Dans le ciel de Caracas, les hélicoptères et les avions de chasse de l'armée ont commencé jeudi un impressionnant ballet, en préparation du défilé militaire qui suivra l'investiture, avant une réunion de l'Alba (Alliance bolivarienne des Amériques), le bloc des alliés de la gauche radicale fondé par Cuba et le Venezuela.

L'avènement de M. Maduro ne risque pas non plus d'être contrarié sur le plan juridique, après l'annonce par le Tribunal supérieur de justice (TSJ) de l'impossibilité de procéder à un «comptage manuel» des bulletins de vote, comme le réclame son adversaire.

M. Capriles, un avocat de 40 ans, persiste toutefois à contester le résultat, invoquant de multiples «irrégularités», et il attend désormais que le Conseil national électoral (CNE) se prononce sur la requête qu'il a déposée la veille.

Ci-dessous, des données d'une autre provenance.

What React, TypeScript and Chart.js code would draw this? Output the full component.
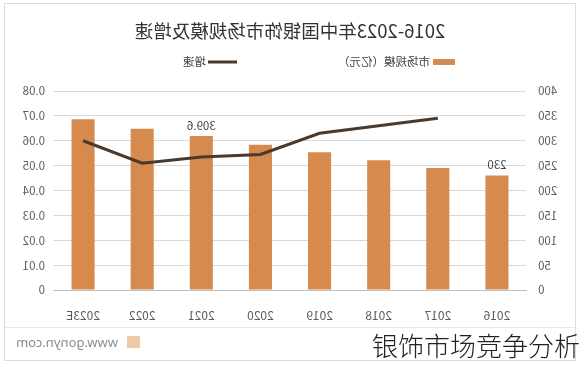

«Cette nuit nous allons parler au pays», a-t-il annoncé jeudi dans un autre tweet, appelant ses partisans à «ne pas tomber dans les provocations» du pouvoir.

Si la justice vénézuélienne ne semble pas prête à lui donner gain de cause pour un nouveau comptage des votes, elle pourrait en revanche le menacer de poursuites en raison des violences survenues lors des manifestations organisées à l'appel de l'opposition lundi soir.

Les autorités ont annoncé cette semaine avoir procédé à plus de 135 interpellations et placé sous surveillance un groupe de militaires suspectés de comploter avec les «caprilistes».

Sur le cercueil d'une des huit victimes durant les manifestations, élevées au rang de «martyr et héros de la patrie», M. Maduro a promis de faire arrêter les «groupes de fascistes» responsables, appelant la justice à «accélérer la capture des assassins».

Rejetant toute responsabilité, M. Capriles rappelle n'avoir lancé que des mots d'ordre pacifiques, notamment l'appel à des «concerts de casseroles», forme traditionnelle de protestation dans la région. «Tout le poids de la loi doit tomber» sur les auteurs des violences, a-t-il déclaré.